A federal appeals court has upheld a 15-year-plus sentence against George David Gordon, a former Tulsa, Okla., lawyer, for securities fraud.

On March 15, the U.S. Court of Appeals for the Tenth Circuit affirmed the sentence of 15 years, eight months issued by Judge James Payne of the Northern District of Oklahoma. Payne also issued a restitution order of $6.2 million and a forfeiture order that included up to $1.7 million in equity in Gordon’s home and all the funds in his law firm bank accounts.

Gordon, who practiced securities law but is now disbarred, was convicted in May 2010 of violating federal securities laws through his involvement in a "pump-and-dump" scheme, which entails artificially inflating the value of particular stocks then selling them at a substantial profit. Payne sentenced him in October of that year.

The scheme began in 2004, and Gordon was indicted in 2009 on various counts of wire fraud, securities fraud, money laundering, making a material false statement to a federal official and obstruction of official proceedings.

Gordon and several co-conspirators acquired millions of shares of so-called "penny stock" from very small public companies. They created false documents to more easily trade the stocks. They also orchestrated trading among individuals involved in the scheme to make it look as though the stock was actively trading. In addition, they used faxes and emails to promote the stock with misleading and false advertisements. Further, they used bank accounts of numerous individuals and organizations, which they controlled, to launder the money.

Ultimately, they lied to the U.S. Securities and Exchange Commission about their crimes.

Judge Jerome Holmes wrote the opinion, joined by judges Harris Hartz and Terrence O’Brien.

Holmes first rejected Gordon’s argument that the government’s seizure of his assets deprived him of his Sixth Amendment right to counsel: "Even though Mr. Gordon’s assets may have been incidentally constricted by the government’s conduct, he has not demonstrated that he was denied access to funds to pay for his defense in any substantial sense."

Holmes added, "In light of the district court’s findings regarding Mr. Gordon’s access to considerable financial resources to pay his counsel, we will not engage in speculative ping-pong about the potential for harm to his defense resulting from the government-initiated restraints on his property—even assuming that those restrains were improperly imposed."

Holmes detailed how copious evidence supported the convictions. He rejected Gordon’s claim that the district court erroneously dismissed a juror who told court staff that her views of personalities in the case could be a roadblock for the jury, but never indicated which side she favored.

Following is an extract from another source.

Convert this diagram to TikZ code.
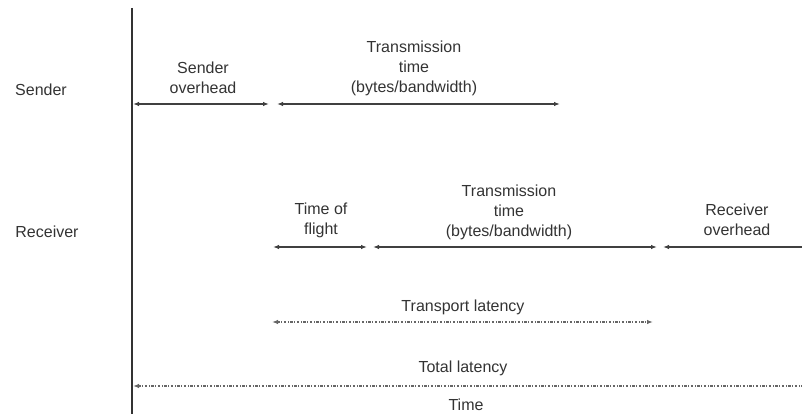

He also affirmed the government’s use of two witnesses who testified that Gordon advised them to take the Fifth Amendment. Holmes wrote that did not taint Gordon’s own use of his Fifth Amendment right not to testify at his own trial.

Gordon’s lawyer, William Lunn Jr., a Tulsa solo practitioner, said that Gordon is disappointed and that he was denied due process. Lunn said Gordon’s property was seized for more than two years , and he was denied a hearing on his motion to dismiss on the grounds that the government’s forfeiture violated his constitutional rights.

"As a result of the government’s seizure of his assets, he could not pay for anyone to review and analyze the hundreds of thousand of pages of documents relating to his case," Lunn said.

The Justice Department declined to comment, according to spokesman Michael Passman. Claire McCusker Murray of the department’s Criminal Division, Appellate Section, argued for the government.